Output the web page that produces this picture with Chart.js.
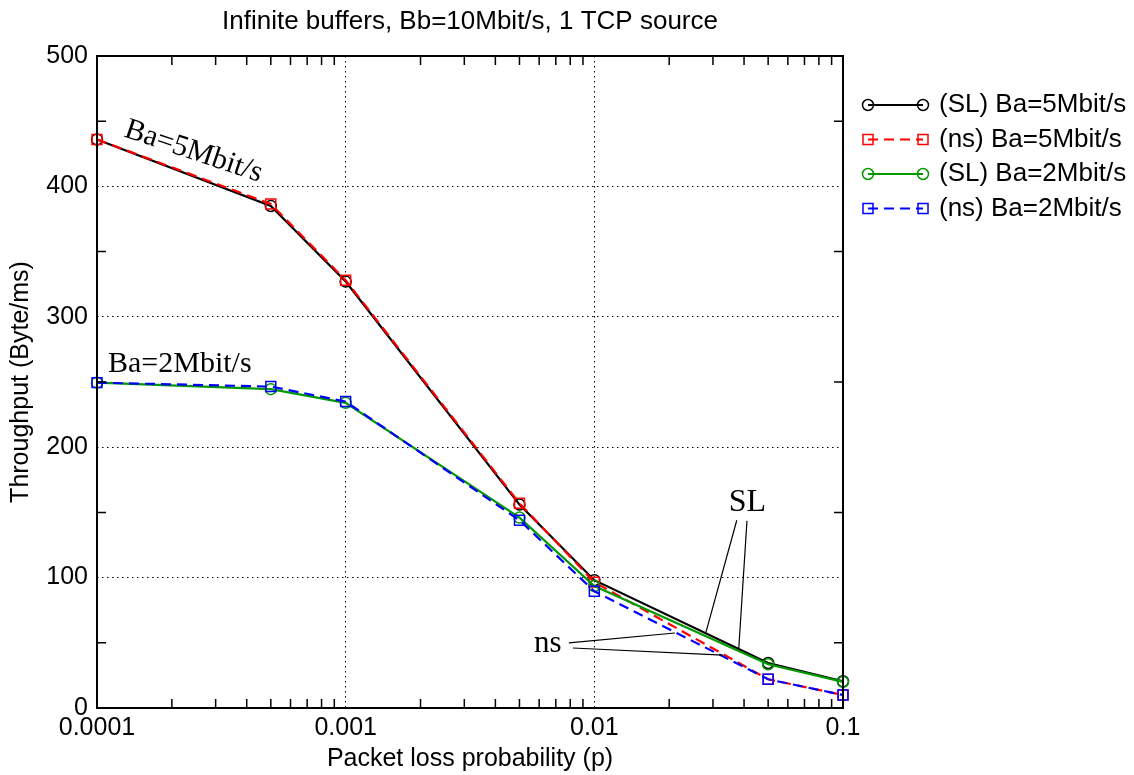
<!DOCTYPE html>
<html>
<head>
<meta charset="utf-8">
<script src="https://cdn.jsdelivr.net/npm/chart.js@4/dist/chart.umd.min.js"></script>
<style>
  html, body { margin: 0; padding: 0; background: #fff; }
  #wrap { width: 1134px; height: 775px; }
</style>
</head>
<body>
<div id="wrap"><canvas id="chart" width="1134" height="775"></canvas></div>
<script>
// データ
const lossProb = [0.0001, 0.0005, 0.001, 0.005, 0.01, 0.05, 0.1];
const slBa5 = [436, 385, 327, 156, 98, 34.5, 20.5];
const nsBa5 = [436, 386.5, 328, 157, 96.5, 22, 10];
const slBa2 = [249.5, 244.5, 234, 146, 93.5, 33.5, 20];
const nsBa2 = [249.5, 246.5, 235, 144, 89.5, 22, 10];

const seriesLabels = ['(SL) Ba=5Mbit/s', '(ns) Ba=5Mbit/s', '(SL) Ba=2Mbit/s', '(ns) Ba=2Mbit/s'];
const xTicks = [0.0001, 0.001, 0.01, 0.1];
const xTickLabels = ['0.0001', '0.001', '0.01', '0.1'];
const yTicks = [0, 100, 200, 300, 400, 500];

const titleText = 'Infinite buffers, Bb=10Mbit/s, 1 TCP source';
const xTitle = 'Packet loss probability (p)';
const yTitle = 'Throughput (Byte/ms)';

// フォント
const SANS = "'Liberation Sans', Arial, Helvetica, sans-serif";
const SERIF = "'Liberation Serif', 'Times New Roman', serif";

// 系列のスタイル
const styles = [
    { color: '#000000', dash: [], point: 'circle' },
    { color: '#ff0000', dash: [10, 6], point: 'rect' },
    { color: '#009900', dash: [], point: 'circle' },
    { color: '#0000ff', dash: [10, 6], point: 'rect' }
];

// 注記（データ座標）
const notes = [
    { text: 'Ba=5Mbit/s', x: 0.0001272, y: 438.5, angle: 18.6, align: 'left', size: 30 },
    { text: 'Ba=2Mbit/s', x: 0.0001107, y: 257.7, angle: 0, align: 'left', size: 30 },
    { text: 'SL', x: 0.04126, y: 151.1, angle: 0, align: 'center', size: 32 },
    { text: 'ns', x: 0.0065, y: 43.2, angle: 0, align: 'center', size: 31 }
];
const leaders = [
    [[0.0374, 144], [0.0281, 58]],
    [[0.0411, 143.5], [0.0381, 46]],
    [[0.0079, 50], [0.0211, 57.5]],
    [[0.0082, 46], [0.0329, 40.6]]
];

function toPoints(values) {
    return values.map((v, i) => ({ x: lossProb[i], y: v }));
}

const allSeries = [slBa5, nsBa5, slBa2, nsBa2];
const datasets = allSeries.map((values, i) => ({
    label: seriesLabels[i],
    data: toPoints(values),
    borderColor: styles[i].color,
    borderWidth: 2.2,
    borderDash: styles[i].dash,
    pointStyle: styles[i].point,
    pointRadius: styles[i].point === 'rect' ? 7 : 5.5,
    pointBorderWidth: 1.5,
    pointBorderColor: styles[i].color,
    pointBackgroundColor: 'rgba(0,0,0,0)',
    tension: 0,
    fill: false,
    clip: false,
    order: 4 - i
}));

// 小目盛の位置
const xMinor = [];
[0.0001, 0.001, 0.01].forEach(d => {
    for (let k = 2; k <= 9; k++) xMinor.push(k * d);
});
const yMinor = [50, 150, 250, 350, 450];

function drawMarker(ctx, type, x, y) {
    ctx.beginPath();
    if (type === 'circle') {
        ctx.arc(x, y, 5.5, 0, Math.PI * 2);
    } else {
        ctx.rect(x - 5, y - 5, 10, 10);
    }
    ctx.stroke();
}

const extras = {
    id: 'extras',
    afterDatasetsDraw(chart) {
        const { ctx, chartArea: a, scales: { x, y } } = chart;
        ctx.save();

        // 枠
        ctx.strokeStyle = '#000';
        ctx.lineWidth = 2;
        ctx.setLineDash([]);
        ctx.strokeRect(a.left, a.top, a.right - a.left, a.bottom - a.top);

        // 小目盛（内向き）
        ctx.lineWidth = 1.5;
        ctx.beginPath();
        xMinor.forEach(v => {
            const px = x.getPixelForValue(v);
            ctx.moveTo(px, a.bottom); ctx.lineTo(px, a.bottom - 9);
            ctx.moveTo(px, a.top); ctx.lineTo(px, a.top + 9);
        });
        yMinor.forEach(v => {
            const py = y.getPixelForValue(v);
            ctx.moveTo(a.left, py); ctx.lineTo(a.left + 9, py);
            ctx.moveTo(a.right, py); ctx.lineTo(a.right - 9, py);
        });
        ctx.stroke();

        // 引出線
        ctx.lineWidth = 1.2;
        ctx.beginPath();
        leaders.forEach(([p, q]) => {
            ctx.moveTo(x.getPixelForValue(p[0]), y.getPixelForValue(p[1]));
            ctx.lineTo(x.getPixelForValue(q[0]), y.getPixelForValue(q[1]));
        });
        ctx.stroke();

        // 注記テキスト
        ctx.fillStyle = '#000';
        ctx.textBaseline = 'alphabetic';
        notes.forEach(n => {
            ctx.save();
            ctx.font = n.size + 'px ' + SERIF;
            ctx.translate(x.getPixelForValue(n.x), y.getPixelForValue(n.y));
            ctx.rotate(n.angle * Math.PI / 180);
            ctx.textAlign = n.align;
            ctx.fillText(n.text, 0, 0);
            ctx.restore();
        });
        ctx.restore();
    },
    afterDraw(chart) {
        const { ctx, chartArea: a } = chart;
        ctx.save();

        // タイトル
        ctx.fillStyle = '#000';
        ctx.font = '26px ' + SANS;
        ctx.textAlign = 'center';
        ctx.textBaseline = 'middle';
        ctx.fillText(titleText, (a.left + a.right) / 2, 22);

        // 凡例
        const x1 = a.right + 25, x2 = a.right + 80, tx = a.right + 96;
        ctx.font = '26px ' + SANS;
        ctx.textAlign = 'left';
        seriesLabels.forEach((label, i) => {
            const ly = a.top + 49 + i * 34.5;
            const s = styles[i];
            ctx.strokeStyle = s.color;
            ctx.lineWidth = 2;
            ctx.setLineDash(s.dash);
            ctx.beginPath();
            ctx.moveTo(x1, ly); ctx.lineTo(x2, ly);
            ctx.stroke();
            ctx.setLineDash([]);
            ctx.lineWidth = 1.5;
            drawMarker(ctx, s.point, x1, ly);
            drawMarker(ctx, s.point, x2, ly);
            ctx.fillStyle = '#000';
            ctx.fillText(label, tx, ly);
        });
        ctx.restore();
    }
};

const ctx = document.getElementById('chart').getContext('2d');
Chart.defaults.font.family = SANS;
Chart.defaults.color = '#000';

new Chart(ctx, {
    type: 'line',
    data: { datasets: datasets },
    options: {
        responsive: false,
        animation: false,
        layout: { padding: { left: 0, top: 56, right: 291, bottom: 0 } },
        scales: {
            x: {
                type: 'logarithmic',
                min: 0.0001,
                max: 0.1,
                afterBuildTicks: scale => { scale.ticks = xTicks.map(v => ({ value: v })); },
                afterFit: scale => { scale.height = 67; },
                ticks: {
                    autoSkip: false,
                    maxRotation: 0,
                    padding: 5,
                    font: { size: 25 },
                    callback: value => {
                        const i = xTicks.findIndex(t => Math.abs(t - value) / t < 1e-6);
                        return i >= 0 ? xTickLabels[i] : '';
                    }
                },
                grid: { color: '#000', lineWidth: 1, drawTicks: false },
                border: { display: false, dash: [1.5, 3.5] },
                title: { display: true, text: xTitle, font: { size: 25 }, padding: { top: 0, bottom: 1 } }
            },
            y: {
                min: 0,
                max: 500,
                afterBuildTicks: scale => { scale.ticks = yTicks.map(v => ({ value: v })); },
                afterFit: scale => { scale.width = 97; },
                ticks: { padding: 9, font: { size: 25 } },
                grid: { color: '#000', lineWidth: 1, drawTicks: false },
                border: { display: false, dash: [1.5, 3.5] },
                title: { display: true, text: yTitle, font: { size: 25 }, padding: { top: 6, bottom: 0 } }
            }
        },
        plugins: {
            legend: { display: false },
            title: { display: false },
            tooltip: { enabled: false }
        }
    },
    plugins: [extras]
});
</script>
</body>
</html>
━━━━━━━━
Task details - Repeat only what lies between the start of the data and the end of the line containing "const yTitle = 'Throughput (Byte/ms)';", exactly, with pictures left out.

Task response -
Output the web page that produces this picture with Chart.js.
<!DOCTYPE html>
<html>
<head>
<meta charset="utf-8">
<script src="https://cdn.jsdelivr.net/npm/chart.js@4/dist/chart.umd.min.js"></script>
<style>
  html, body { margin: 0; padding: 0; background: #fff; }
  #wrap { width: 1134px; height: 775px; }
</style>
</head>
<body>
<div id="wrap"><canvas id="chart" width="1134" height="775"></canvas></div>
<script>
// データ
const lossProb = [0.0001, 0.0005, 0.001, 0.005, 0.01, 0.05, 0.1];
const slBa5 = [436, 385, 327, 156, 98, 34.5, 20.5];
const nsBa5 = [436, 386.5, 328, 157, 96.5, 22, 10];
const slBa2 = [249.5, 244.5, 234, 146, 93.5, 33.5, 20];
const nsBa2 = [249.5, 246.5, 235, 144, 89.5, 22, 10];

const seriesLabels = ['(SL) Ba=5Mbit/s', '(ns) Ba=5Mbit/s', '(SL) Ba=2Mbit/s', '(ns) Ba=2Mbit/s'];
const xTicks = [0.0001, 0.001, 0.01, 0.1];
const xTickLabels = ['0.0001', '0.001', '0.01', '0.1'];
const yTicks = [0, 100, 200, 300, 400, 500];

const titleText = 'Infinite buffers, Bb=10Mbit/s, 1 TCP source';
const xTitle = 'Packet loss probability (p)';
const yTitle = 'Throughput (Byte/ms)';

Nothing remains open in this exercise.